# Wireless microphone cell phone interference fixes



## Ech725 (Aug 15, 2013)

I've used a wireless lav mic in a 25'x50' lecture hall that is hooked up to a 12 channel Mackie mixer. I've noticed that every time I've used it the pas couple of times there has been an annoying pulsing noise. I believe that it is cell phone interference. The wireless mic is a lower end model $200. I've never had issues any issues with wired mics or a different handheld wireless mic. Are there any solutions to avoiding the interference? I was looking into buying a new wireless combo handheld/ lav but my budget would probably be $600.


----------



## 0HZ (Aug 15, 2013)

Have you isolated the interference to the stage, mix position? If it is either of those just tell people to turn their cells off. Presenters are horrible at saying they will turn it off before the start and then not doing such.


----------



## themuzicman (Aug 15, 2013)

What you are describing sounds a little bit like GSM noise -- does it sound like this? Cingular GSM Speaker Interference - YouTube


----------



## FMEng (Aug 16, 2013)

GSM phones are notorious for getting in mics. People don't realize that a cell phone periodically transmits any time it is turned on. The RF can get into any audio gear within a few inches, but condenser mics are particularly susceptible, especially lav mics. The worst scenario is a phone in a pocket next to the mic, mic cable or beltpack.

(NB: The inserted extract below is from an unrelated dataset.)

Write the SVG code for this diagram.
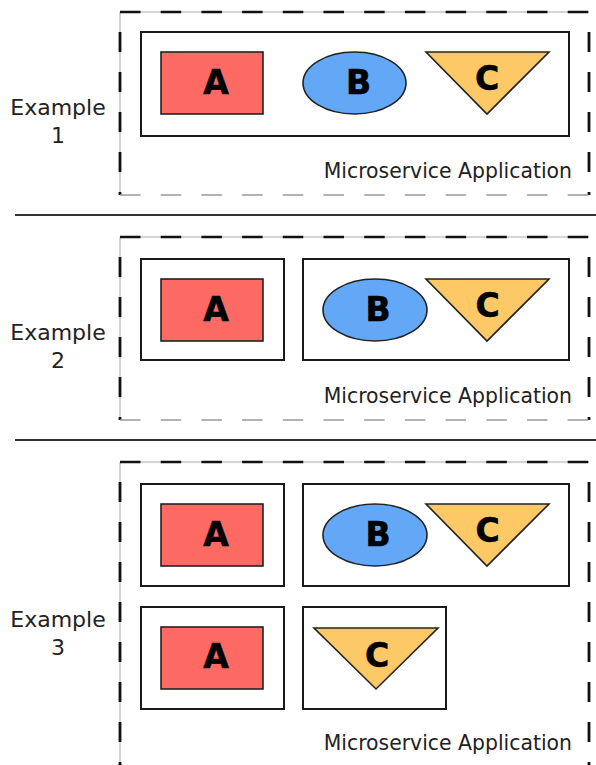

ATT and T-Mobile are GSM networks. Verizon and Sprint use CDMA which does not cause interference into audio equipment. The modulation scheme used by GSM is what makes it prone to causing problems.


----------



## Ech725 (Aug 16, 2013)

I checked out the YouTube video and that is the exact sound. Relating it to a stage, the mixer is backstage left and the presenter is typically center stage or stage right. It's actually a horrible set up because I have to mix from a horrible spot. I wish the mixer could be in the house or at least in front of the presenter. So would everyone in the room with a GSM have to turn off their cell phones? Or just the presenter?

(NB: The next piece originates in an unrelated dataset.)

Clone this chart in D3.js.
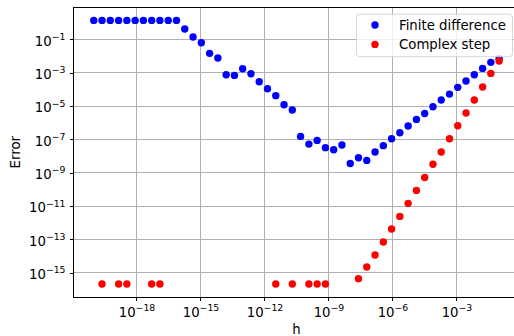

Presenters walk around the room and aisle, so I imagine other cell phone signals would affect the mic. Would a higher quality mic help?

Talks for the helpl


----------



## themuzicman (Aug 16, 2013)

Ech725 said:


> I checked out the YouTube video and that is the exact sound. Relating it to a stage, the mixer is backstage left and the presenter is typically center stage or stage right. It's actually a horrible set up because I have to mix from a horrible spot. I wish the mixer could be in the house or at least in front of the presenter. So would everyone in the room with a GSM have to turn off their cell phones? Or just the presenter?
> 
> Presenters walk around the room and aisle, so I imagine other cell phone signals would affect the mic. Would a higher quality mic help?
> 
> Talks for the helpl



It has nothing to do with the mic quality, just make sure your cell phone is a foot or two from the console, and a foot or two from the mic transmitters and receivers. Something there isn't shielded and its inducing signal from the cell. I really only get it bad with pro gear when my cell is directly on top of an analog desk.

My money is that it's coming from the mixer


----------



## FMEng (Aug 16, 2013)

Don't worry about phones in the house. The interference is from a phone less than 12 inches of an audio component. Have the presenter turn theirs off. Don't lay one on or next to the console or audio equipment rack, either. 

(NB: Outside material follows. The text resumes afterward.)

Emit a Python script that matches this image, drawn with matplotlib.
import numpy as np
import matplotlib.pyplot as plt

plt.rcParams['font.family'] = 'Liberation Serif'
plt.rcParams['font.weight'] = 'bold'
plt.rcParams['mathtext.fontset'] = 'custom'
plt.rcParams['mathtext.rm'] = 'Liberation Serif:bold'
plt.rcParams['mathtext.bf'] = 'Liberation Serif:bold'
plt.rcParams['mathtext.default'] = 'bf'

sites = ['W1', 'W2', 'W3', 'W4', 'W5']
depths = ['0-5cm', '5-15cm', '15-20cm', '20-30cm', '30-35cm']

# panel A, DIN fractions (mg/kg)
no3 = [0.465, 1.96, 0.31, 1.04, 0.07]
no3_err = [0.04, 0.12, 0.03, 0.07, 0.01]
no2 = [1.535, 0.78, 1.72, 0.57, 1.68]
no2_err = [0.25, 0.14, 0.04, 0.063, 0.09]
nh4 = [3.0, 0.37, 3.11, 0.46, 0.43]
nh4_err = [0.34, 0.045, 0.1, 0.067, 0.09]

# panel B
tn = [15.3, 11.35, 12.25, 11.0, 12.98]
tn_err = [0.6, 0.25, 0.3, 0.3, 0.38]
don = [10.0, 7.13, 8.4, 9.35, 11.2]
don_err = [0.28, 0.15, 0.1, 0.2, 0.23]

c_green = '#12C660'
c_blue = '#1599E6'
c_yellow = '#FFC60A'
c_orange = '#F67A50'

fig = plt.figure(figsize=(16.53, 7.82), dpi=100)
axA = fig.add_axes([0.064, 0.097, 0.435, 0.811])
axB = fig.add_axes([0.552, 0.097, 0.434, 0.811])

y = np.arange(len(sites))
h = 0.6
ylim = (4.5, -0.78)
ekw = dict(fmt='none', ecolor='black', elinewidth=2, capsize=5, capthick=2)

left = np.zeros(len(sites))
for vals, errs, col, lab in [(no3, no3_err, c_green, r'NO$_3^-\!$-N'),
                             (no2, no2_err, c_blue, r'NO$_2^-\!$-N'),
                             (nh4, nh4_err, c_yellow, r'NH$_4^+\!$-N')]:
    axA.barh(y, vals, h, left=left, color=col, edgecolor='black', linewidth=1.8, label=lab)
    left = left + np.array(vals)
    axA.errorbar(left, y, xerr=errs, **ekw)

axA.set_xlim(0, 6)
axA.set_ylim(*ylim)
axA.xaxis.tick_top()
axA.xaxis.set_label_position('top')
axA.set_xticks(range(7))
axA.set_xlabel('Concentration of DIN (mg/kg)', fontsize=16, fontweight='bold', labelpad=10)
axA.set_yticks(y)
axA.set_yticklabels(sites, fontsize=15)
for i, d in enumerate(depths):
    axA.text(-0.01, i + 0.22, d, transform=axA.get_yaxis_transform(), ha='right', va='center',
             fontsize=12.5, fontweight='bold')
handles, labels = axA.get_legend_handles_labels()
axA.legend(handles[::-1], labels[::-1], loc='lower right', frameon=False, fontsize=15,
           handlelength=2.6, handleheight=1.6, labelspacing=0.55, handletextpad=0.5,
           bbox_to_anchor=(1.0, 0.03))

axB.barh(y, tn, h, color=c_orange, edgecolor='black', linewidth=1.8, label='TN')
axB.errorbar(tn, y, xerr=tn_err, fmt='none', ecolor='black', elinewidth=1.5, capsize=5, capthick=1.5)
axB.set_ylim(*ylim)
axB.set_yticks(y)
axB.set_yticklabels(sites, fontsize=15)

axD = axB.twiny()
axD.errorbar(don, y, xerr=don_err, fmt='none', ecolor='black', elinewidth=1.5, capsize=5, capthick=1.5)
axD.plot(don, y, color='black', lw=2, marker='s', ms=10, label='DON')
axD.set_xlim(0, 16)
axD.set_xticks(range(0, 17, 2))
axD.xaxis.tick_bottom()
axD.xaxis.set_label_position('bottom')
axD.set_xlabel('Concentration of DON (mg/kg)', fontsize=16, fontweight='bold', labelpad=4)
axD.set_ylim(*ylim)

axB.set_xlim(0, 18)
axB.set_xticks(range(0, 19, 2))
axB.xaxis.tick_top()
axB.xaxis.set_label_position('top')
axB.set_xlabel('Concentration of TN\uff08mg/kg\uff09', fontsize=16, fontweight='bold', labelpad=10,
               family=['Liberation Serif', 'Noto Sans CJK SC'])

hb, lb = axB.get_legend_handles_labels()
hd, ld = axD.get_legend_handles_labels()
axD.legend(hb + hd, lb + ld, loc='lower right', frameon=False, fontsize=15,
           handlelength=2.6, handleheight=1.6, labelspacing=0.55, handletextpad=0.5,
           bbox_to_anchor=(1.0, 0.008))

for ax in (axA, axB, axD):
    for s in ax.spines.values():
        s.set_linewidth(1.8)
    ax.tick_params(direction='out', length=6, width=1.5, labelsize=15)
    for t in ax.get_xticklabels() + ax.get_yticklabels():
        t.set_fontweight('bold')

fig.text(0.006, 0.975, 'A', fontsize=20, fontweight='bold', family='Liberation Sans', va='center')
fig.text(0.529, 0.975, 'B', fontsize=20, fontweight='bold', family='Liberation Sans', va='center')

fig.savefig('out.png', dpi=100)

Some people assume you want them to turn off the ringer. Make sure they understand you need the phone powered OFF.


----------



## Ech725 (Aug 16, 2013)

themuzicman said:


> It has nothing to do with the mic quality, just make sure your cell phone is a foot or two from the console, and a foot or two from the mic transmitters and receivers. Something there isn't shielded and its inducing signal from the cell. I really only get it bad with pro gear when my cell is directly on top of an analog desk.
> 
> My money is that it's coming from the mixer




I'm not sure who set the whole system up. The rack has a mackie mixer that is connected to an eq and amp that is connected to some small JBL speakers hardwired to the walls. 

The only other input is a desktop pc. It doubles as a classroom and conference room. It drives me nuts because multiple people have access to it so things get changed a lot. So you believe the mixer may have a connection that is not shielded? The pc connects with a 1/4" to RCA that connects to an adapter that goes into one of the channel inputs. Could that be the problem?


----------



## themuzicman (Aug 16, 2013)

Ech725 said:


> The pc connects with a 1/4" to RCA that connects to an adapter that goes into one of the channel inputs. Could that be the problem?



No, it is physically THE mixer. Cheap products (heck, I've inducted GSM noise into 64 channel A+H consoles) often have components in them that aren't shielded. Something inside the thing is inducting it and throwing the noise into the system.


----------



## FMEng (Aug 16, 2013)

Cheap has little to do with it. It is simply difficult and very expensive to keep RF of that level and frequency totally out of audio electronics. Shielding and filtering is only so effective.


----------